Reproduce the records below in full and without edits, omitting images.
## start Listed entries
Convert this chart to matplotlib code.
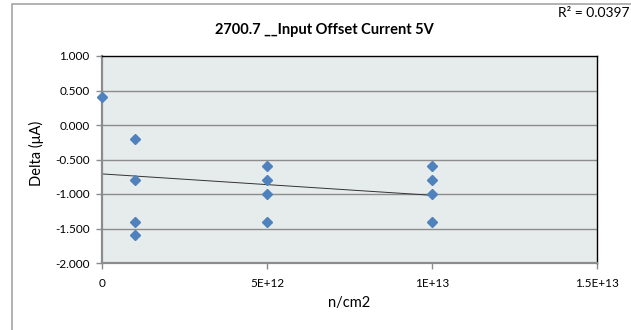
import numpy as np
import matplotlib
matplotlib.use('Agg')
import matplotlib.pyplot as plt
from matplotlib.patches import Rectangle

plt.rcParams['font.family'] = ['Lato', 'DejaVu Sans']

# fluence (n/cm2) and measured delta (uA)
fluence = [0, 1e12, 1e12, 1e12, 1e12, 5e12, 5e12, 5e12, 5e12, 1e13, 1e13, 1e13, 1e13]
delta = [0.4, -0.2, -0.8, -1.4, -1.6, -0.6, -0.8, -1.0, -1.4, -0.6, -0.8, -1.0, -1.4]
y_ticks = [1.0, 0.5, 0.0, -0.5, -1.0, -1.5, -2.0]
x_ticks = [0, 5e12, 1e13, 1.5e13]
x_ticklabels = ['0', '5E+12', '1E+13', '1.5E+13']
title = '2700.7 __Input Offset Current 5V'
r2_text = 'R\u00b2 = 0.0397'

fig = plt.figure(figsize=(6.31, 3.30), dpi=100)
fig.patches.append(Rectangle((12 / 631, -0.1), 1.0, 1.1 - 4 / 330, transform=fig.transFigure,
                             fill=False, edgecolor='#a6a6a6', linewidth=1.2))

ax = fig.add_axes([102 / 631, 67 / 330, 495 / 631, 207 / 330])
ax.set_facecolor('#e6ebeb')

for y in y_ticks[1:-1]:
    ax.axhline(y, color='#8c8c8c', linewidth=1.0, zorder=1)

# linear trendline over the data range
slope, icpt = np.polyfit(np.array(fluence), np.array(delta), 1)
xt = np.array([min(fluence), max(fluence)])
ax.plot(xt, slope * xt + icpt, color='#333333', linewidth=0.7, zorder=2)

ax.plot(fluence, delta, linestyle='none', marker='D', markersize=5.6,
        color='#4f81bd', markeredgecolor='#4f81bd', zorder=3, clip_on=False)

ax.set_xlim(0, 1.5e13)
ax.set_ylim(-2.0, 1.0)
ax.set_yticks(y_ticks)
ax.set_yticklabels([f'{v:.3f}' for v in y_ticks], fontsize=8.5)
ax.set_xticks(x_ticks)
ax.set_xticklabels(x_ticklabels, fontsize=8.5)
ax.tick_params(axis='y', direction='out', length=4, color='#8c8c8c', width=1, pad=5)
ax.tick_params(axis='x', direction='out', length=4, color='#8c8c8c', width=1, pad=7)

ax.spines['left'].set_color('#8c8c8c')
ax.spines['bottom'].set_color('#8c8c8c')
ax.spines['left'].set_linewidth(1.6)
ax.spines['bottom'].set_linewidth(1.6)
ax.spines['top'].set_color('black')
ax.spines['right'].set_color('black')
ax.spines['top'].set_linewidth(1.0)
ax.spines['right'].set_linewidth(1.0)

ax.set_ylabel('Delta (\u03bcA)', fontsize=10.5, labelpad=5)
ax.yaxis.set_label_coords(-0.118, 0.53)
ax.set_xlabel('n/cm2', fontsize=10.5, labelpad=5)

fig.text(324 / 631, 1 - 30 / 330, title, ha='center', va='center', fontsize=10.5, fontweight='bold')
fig.text(629 / 631, 1 - 13 / 330, r2_text, ha='right', va='center', fontsize=10)

plt.savefig('out.png', dpi=100)
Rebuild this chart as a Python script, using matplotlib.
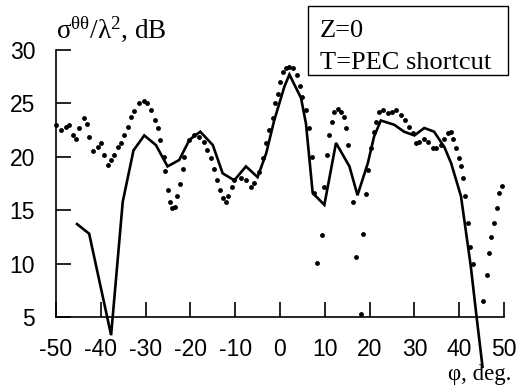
## end Listed entries
Reply to the task |
Convert this chart to matplotlib code.
import numpy as np
import matplotlib
matplotlib.use('Agg')
import matplotlib.pyplot as plt
from matplotlib.patches import Rectangle

plt.rcParams['font.family'] = ['Lato', 'DejaVu Sans']

# fluence (n/cm2) and measured delta (uA)
fluence = [0, 1e12, 1e12, 1e12, 1e12, 5e12, 5e12, 5e12, 5e12, 1e13, 1e13, 1e13, 1e13]
delta = [0.4, -0.2, -0.8, -1.4, -1.6, -0.6, -0.8, -1.0, -1.4, -0.6, -0.8, -1.0, -1.4]
y_ticks = [1.0, 0.5, 0.0, -0.5, -1.0, -1.5, -2.0]
x_ticks = [0, 5e12, 1e13, 1.5e13]
x_ticklabels = ['0', '5E+12', '1E+13', '1.5E+13']
title = '2700.7 __Input Offset Current 5V'
r2_text = 'R\u00b2 = 0.0397'

fig = plt.figure(figsize=(6.31, 3.30), dpi=100)
fig.patches.append(Rectangle((12 / 631, -0.1), 1.0, 1.1 - 4 / 330, transform=fig.transFigure,
                             fill=False, edgecolor='#a6a6a6', linewidth=1.2))

ax = fig.add_axes([102 / 631, 67 / 330, 495 / 631, 207 / 330])
ax.set_facecolor('#e6ebeb')

for y in y_ticks[1:-1]:
    ax.axhline(y, color='#8c8c8c', linewidth=1.0, zorder=1)

# linear trendline over the data range
slope, icpt = np.polyfit(np.array(fluence), np.array(delta), 1)
xt = np.array([min(fluence), max(fluence)])
ax.plot(xt, slope * xt + icpt, color='#333333', linewidth=0.7, zorder=2)

ax.plot(fluence, delta, linestyle='none', marker='D', markersize=5.6,
        color='#4f81bd', markeredgecolor='#4f81bd', zorder=3, clip_on=False)

ax.set_xlim(0, 1.5e13)
ax.set_ylim(-2.0, 1.0)
ax.set_yticks(y_ticks)
ax.set_yticklabels([f'{v:.3f}' for v in y_ticks], fontsize=8.5)
ax.set_xticks(x_ticks)
ax.set_xticklabels(x_ticklabels, fontsize=8.5)
ax.tick_params(axis='y', direction='out', length=4, color='#8c8c8c', width=1, pad=5)
ax.tick_params(axis='x', direction='out', length=4, color='#8c8c8c', width=1, pad=7)

ax.spines['left'].set_color('#8c8c8c')
ax.spines['bottom'].set_color('#8c8c8c')
ax.spines['left'].set_linewidth(1.6)
ax.spines['bottom'].set_linewidth(1.6)
ax.spines['top'].set_color('black')
ax.spines['right'].set_color('black')
ax.spines['top'].set_linewidth(1.0)
ax.spines['right'].set_linewidth(1.0)

ax.set_ylabel('Delta (\u03bcA)', fontsize=10.5, labelpad=5)
ax.yaxis.set_label_coords(-0.118, 0.53)
ax.set_xlabel('n/cm2', fontsize=10.5, labelpad=5)

fig.text(324 / 631, 1 - 30 / 330, title, ha='center', va='center', fontsize=10.5, fontweight='bold')
fig.text(629 / 631, 1 - 13 / 330, r2_text, ha='right', va='center', fontsize=10)

plt.savefig('out.png', dpi=100)
Rebuild this chart as a Python script, using matplotlib.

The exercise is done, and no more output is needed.